=== MATERIAL TO PROCESS ===
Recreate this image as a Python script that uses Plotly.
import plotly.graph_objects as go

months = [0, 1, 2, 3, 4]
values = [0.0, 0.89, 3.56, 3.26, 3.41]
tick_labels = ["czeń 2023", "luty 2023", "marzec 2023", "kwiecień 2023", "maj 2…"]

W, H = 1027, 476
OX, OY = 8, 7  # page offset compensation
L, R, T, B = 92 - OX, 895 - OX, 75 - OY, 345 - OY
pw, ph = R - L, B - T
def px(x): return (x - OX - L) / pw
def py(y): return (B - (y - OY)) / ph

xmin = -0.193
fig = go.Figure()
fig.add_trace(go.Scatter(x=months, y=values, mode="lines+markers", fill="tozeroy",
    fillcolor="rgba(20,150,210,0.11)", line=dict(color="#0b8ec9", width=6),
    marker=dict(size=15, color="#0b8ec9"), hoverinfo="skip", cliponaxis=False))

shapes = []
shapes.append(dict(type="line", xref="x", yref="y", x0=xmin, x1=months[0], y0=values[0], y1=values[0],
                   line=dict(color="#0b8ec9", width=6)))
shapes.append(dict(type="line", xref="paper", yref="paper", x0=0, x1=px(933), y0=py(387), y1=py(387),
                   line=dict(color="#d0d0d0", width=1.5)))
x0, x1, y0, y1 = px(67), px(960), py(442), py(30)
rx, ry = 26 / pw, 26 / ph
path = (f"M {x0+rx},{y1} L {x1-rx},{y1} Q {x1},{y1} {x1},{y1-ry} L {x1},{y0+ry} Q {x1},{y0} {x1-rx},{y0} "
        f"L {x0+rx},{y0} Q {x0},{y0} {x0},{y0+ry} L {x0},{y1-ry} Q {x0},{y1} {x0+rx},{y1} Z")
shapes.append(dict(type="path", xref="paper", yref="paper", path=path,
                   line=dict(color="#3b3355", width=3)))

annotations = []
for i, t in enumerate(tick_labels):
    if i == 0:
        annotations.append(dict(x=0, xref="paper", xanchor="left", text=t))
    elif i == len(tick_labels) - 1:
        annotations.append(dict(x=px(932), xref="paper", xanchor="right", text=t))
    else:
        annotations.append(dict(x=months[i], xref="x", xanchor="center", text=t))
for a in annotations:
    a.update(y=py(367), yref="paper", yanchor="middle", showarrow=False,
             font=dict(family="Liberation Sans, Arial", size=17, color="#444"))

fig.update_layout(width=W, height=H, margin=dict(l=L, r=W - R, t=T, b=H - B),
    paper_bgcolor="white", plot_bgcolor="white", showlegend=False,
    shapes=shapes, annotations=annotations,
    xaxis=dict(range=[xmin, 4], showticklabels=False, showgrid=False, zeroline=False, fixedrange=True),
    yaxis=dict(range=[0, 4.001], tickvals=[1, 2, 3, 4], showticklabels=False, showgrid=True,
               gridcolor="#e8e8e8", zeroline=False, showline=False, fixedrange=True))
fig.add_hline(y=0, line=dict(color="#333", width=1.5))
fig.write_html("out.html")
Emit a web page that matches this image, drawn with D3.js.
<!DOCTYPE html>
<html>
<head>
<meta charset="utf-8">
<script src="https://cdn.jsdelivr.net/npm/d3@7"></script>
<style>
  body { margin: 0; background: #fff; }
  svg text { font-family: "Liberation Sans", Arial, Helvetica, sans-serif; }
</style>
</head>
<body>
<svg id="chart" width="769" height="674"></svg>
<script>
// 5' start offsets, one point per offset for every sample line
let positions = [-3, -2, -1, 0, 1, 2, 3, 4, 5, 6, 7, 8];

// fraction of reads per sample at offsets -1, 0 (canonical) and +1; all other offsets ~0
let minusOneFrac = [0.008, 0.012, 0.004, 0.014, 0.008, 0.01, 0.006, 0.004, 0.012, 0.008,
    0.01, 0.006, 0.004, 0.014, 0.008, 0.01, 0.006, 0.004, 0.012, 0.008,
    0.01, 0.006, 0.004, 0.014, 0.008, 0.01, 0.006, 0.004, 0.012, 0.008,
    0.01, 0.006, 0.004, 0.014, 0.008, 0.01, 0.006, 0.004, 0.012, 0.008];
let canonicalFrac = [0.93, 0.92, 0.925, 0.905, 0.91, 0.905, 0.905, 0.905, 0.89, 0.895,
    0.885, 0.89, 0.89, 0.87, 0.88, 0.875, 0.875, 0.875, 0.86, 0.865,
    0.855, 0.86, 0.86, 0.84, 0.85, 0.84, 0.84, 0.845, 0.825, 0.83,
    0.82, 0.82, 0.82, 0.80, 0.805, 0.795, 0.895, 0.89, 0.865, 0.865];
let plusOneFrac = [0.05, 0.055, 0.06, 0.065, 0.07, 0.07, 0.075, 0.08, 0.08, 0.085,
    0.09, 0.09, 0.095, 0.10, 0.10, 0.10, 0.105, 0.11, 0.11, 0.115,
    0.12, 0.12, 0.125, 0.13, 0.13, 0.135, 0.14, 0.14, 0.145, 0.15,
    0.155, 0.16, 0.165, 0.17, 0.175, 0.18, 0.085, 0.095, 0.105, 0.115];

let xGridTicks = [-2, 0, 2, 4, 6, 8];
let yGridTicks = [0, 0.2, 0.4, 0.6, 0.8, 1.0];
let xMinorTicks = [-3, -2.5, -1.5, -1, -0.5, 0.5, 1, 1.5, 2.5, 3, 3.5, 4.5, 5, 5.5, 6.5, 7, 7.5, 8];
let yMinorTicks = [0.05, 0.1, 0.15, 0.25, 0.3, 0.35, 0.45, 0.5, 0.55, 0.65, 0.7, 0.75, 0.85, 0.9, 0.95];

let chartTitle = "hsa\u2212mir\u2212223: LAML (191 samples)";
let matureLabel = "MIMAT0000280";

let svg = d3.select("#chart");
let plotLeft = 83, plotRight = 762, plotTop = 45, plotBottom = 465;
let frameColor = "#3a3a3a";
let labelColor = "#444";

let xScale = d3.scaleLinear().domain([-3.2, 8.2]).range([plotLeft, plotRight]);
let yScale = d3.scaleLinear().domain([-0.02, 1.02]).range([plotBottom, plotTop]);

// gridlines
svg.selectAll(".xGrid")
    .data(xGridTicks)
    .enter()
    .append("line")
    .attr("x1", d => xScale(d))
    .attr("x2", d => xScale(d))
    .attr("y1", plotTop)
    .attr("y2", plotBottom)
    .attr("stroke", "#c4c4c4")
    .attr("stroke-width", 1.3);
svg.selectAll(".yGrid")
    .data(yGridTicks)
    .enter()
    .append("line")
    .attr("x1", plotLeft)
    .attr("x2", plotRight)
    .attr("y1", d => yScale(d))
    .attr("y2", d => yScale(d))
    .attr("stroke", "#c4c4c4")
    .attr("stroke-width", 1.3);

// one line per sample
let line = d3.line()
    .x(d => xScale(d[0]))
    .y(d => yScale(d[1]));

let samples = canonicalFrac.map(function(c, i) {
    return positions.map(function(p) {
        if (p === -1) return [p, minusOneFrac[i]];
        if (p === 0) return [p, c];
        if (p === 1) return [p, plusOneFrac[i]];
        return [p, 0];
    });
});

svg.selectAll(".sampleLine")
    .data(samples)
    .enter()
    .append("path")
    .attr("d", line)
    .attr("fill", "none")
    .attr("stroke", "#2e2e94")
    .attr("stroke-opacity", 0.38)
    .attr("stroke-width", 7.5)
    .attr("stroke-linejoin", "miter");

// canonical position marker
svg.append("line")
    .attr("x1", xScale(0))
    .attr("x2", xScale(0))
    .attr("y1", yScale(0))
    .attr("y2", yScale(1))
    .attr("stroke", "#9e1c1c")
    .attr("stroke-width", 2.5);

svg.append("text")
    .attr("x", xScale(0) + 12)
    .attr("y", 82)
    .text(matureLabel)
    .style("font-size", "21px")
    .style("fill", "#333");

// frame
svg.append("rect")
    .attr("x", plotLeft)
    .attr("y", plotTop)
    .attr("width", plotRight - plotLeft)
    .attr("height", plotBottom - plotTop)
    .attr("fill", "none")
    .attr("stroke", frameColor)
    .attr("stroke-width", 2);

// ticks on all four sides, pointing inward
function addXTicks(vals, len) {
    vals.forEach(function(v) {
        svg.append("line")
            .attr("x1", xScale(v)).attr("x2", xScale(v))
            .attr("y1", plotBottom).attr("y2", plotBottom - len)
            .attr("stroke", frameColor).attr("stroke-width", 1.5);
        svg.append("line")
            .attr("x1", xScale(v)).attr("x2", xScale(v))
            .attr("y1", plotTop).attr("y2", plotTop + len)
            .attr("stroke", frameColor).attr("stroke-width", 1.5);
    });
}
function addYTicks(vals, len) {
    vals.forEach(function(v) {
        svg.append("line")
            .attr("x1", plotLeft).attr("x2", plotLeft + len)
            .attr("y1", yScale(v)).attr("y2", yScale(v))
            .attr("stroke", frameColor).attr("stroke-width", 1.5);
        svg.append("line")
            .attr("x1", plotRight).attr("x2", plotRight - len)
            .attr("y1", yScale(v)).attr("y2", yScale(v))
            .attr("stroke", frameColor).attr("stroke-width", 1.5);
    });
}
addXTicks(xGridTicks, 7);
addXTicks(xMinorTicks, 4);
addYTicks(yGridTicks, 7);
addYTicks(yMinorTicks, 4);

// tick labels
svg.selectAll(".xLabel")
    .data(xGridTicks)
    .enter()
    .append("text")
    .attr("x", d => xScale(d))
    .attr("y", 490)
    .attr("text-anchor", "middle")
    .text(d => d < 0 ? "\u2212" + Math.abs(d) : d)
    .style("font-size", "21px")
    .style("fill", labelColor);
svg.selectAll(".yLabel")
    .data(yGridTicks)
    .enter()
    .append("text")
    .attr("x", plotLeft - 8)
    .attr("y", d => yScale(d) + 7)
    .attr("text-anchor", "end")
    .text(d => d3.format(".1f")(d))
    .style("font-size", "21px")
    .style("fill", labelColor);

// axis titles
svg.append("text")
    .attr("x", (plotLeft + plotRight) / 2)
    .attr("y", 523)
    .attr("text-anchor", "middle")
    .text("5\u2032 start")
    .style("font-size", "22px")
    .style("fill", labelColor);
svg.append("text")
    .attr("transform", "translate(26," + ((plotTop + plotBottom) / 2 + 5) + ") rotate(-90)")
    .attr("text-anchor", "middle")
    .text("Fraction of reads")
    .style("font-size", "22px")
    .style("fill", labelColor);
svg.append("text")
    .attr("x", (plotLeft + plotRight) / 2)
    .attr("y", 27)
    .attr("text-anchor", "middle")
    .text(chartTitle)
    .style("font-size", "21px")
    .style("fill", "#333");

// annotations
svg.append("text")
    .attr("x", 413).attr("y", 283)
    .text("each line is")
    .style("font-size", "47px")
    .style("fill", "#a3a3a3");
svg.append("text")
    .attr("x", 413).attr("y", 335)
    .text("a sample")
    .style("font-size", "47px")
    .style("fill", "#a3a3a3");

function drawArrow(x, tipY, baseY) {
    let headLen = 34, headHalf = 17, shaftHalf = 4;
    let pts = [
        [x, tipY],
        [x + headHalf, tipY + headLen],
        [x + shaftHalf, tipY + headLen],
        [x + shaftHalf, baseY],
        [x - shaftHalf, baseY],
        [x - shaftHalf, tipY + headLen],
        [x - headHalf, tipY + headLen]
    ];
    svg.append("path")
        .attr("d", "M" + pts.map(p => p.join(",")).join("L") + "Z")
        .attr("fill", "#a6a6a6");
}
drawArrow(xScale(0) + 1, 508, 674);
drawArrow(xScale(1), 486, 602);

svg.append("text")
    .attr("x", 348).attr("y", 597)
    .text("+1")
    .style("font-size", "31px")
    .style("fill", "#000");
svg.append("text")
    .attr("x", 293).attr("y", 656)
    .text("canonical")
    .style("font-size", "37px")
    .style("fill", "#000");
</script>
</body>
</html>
===
=== MATERIAL TO PROCESS ===
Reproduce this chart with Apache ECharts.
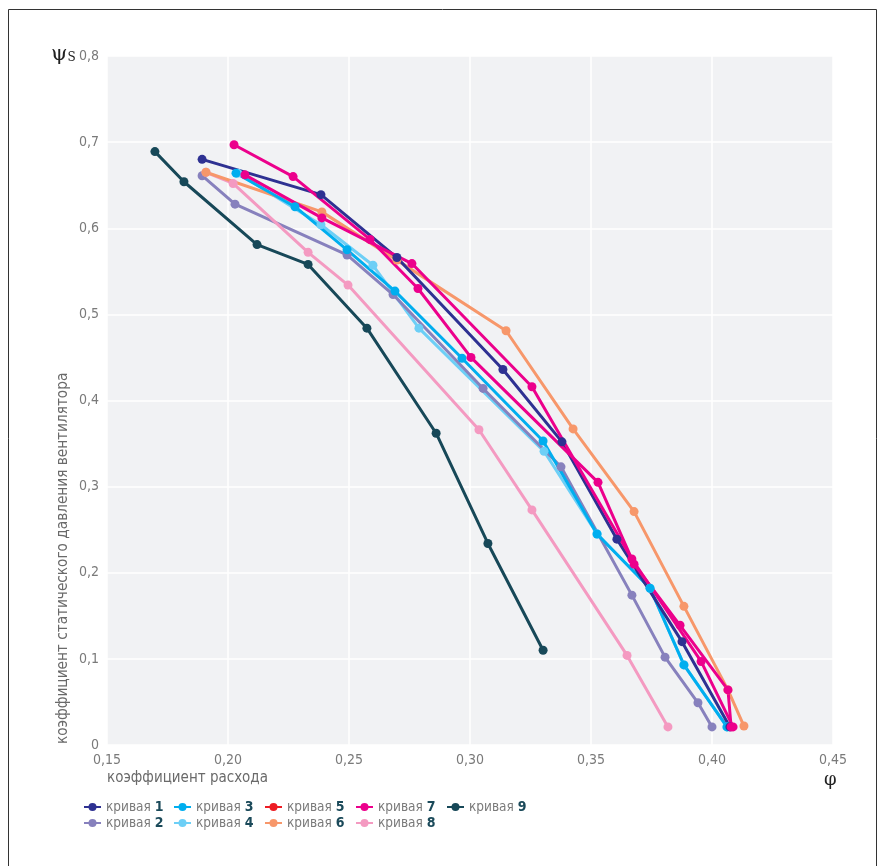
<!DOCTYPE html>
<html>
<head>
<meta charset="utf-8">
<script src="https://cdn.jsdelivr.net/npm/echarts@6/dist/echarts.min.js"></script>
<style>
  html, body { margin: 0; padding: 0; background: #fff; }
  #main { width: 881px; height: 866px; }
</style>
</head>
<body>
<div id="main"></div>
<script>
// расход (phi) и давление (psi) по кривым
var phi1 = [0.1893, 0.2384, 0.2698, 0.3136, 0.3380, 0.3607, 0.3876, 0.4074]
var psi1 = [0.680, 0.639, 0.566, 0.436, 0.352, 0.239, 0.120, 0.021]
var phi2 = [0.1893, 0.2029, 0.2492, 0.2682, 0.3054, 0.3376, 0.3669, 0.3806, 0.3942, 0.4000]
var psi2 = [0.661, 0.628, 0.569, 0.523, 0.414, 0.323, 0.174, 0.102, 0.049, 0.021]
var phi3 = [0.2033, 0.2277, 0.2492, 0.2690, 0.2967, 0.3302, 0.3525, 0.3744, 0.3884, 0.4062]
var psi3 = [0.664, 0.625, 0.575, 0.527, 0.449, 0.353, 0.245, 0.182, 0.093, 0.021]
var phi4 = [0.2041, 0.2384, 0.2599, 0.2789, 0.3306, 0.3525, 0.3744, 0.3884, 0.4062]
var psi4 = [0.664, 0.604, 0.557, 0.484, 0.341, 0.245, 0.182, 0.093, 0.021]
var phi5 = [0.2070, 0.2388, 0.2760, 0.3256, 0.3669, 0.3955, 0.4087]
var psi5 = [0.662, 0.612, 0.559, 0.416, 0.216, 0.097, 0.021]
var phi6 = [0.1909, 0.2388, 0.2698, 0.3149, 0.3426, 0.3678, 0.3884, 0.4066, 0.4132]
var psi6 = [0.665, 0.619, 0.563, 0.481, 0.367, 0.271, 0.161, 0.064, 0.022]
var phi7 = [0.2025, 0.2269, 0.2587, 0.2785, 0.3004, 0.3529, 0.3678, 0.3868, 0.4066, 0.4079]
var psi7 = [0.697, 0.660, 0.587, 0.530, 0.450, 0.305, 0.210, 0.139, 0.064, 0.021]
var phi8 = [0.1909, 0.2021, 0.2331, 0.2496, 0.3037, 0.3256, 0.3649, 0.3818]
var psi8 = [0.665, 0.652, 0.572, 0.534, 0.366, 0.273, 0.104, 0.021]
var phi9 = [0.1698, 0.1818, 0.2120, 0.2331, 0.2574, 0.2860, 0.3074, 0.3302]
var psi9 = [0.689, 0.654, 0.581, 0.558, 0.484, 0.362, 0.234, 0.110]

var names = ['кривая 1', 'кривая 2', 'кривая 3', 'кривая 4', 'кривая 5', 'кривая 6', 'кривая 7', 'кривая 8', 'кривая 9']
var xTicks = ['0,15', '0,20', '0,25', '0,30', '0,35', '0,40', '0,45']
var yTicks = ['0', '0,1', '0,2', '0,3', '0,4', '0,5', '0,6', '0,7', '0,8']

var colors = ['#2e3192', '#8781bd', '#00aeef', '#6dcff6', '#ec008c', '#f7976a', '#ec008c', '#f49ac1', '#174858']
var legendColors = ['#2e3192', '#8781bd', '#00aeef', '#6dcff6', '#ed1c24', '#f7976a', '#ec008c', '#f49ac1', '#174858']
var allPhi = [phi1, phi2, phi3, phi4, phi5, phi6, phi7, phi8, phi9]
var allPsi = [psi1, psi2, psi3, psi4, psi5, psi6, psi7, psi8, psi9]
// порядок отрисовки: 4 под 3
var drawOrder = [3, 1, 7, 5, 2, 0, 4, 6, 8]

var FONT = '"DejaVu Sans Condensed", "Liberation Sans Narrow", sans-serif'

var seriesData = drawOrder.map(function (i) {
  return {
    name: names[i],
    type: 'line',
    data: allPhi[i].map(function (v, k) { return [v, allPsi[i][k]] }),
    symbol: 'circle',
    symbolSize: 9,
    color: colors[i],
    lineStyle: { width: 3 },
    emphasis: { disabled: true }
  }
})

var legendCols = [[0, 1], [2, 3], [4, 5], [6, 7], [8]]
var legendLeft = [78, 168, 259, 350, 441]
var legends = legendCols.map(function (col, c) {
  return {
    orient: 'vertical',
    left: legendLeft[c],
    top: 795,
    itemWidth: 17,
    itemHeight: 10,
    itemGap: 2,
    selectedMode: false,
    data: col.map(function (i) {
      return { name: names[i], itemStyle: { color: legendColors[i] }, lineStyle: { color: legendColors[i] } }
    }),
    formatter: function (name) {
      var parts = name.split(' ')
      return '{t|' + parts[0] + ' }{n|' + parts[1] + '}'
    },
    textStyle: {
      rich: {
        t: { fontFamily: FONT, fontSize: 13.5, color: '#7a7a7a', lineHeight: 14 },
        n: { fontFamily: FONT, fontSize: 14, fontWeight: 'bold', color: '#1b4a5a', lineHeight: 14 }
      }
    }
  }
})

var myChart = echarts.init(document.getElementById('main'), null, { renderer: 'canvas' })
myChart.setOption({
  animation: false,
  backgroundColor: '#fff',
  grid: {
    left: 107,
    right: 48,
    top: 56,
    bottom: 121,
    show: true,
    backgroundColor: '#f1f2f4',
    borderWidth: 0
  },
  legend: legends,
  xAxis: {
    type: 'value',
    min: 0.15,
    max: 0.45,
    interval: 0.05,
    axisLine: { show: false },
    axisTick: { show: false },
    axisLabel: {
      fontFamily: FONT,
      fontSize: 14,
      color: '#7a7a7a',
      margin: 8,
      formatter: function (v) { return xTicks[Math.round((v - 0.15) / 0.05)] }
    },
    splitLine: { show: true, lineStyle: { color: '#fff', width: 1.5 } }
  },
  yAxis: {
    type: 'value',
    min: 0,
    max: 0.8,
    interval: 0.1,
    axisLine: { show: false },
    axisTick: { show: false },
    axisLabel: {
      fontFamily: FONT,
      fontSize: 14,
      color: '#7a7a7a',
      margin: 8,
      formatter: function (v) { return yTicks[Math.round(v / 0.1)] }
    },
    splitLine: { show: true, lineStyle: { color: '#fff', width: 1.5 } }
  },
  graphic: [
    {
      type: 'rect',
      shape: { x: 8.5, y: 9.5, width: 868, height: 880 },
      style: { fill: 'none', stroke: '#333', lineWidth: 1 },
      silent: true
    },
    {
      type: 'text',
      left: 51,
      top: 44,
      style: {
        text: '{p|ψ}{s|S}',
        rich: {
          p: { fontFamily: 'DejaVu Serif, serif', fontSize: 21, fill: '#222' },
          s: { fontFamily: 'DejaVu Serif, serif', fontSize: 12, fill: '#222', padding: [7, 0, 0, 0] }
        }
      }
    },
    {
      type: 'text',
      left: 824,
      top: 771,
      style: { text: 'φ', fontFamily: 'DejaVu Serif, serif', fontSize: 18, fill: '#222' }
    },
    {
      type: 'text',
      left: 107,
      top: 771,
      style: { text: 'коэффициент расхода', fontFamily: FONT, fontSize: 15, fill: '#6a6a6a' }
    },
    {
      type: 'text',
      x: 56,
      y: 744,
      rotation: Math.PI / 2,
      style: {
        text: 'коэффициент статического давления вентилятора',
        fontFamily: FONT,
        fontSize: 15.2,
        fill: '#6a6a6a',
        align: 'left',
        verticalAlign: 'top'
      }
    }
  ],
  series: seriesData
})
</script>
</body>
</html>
===
◆ **STATED GOAL**: The required output is an exact reproduction of the lines starting at the one that contains "Emit a web page" and ending at the one that contains "4, 5, 6, 7, 8];". Both boundary lines belong to it.

◆ **PROBLEM SOLUTION**:
Emit a web page that matches this image, drawn with D3.js.
<!DOCTYPE html>
<html>
<head>
<meta charset="utf-8">
<script src="https://cdn.jsdelivr.net/npm/d3@7"></script>
<style>
  body { margin: 0; background: #fff; }
  svg text { font-family: "Liberation Sans", Arial, Helvetica, sans-serif; }
</style>
</head>
<body>
<svg id="chart" width="769" height="674"></svg>
<script>
// 5' start offsets, one point per offset for every sample line
let positions = [-3, -2, -1, 0, 1, 2, 3, 4, 5, 6, 7, 8];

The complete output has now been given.